Häufig dürfen die Kinder während der Anhörung auch etwas spielen, malen oder ihr Lieblingskuscheltier mitnehmen. 

Jedes Kind ist anders und hat etwas anderes erlebt - ein Patentrezept für die „perfekte Kindesanhörung“ gibt es nicht; jedoch ist die Anhörung nichts, wovor das Kind Angst haben muss - die Richter und Verfahrensbeistände finden einen Weg, sich einen entsprechenden Eindruck vom Kind zu verschaffen, ohne dass dieses in einen Loyalitätskonflikt gedrängt wird. 


Die Eltern, deren Rechtsanwälte und Vertreter des Jugendamts dürfen nicht an der Anhörung teilnehmen, werden aber über den Inhalt der Anhörung unterrichtet - entweder in der Sitzung selbst - welche häufig direkt nach der Anhörung stattfindet - oder vorab per Übersendung des schriftlichen Vermerks der Anhörung.


Bedeutung einer Kindesanhörung


Die Kindesanhörung stellt einen wichtigen Baustein der familiengerichtlichen Praxis dar, verleiht sie dem Kind doch eine „eigene Stimme“ im Verfahren und ebnet den Weg für eine am Kindeswohl orientierte Entscheidung des Gerichts. 

Ist eine Kindesanhörung gesetzlich vorgeschrieben, steht diese auch nicht im Ermessen des Gerichts und kann auch nicht von den Eltern oder anderen Verfahrensbeteiligten verhindert werden. 

Insbesondere richtet sich die Wichtigkeit einer Kindesanhörung auch nicht nach dem Alter des Kindes; auch Säuglinge sind prinzipiell anzuhören - wobei klar sein dürfte, dass eine Kindesanhörung eines Teenagers einen anderen Gehalt haben wird als die eines Kleinkindes.

Sinn und Zweck einer einheitlichen Anhörung - unabhängig vom Alter des Kindes - ist jedoch, den wahren Kindeswillen zu erforschen.

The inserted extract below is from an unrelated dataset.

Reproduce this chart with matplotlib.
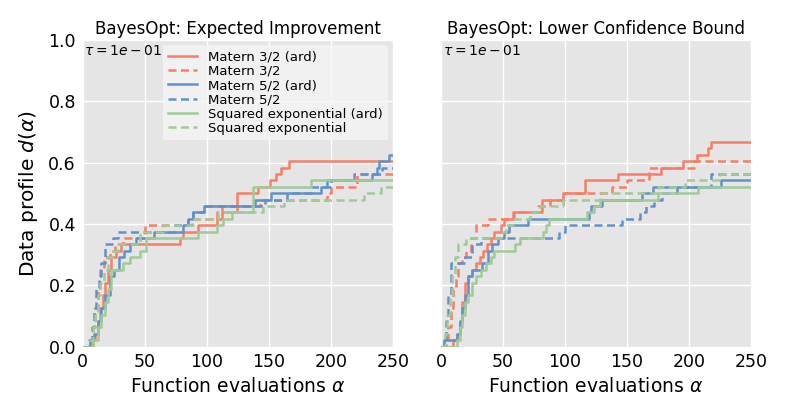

Auch ein Kind, welches sich aufgrund seines Alters noch nicht verbal äußern kann, kann sich anderweitig artikulieren und so Rückschlüsse auf seine Wünsche und Bindungen zu den Eltern oder anderen Bezugspersonen zulassen. 


Im Ergebnis stellt die Kindesanhörung also ein wichtiges Instrument in Kindschaftsverfahren dar und die Eltern sollten tunlichst vermeiden, davor Einfluss auf das Kind zu nehmen und diesem die Lage noch schwieriger zu machen.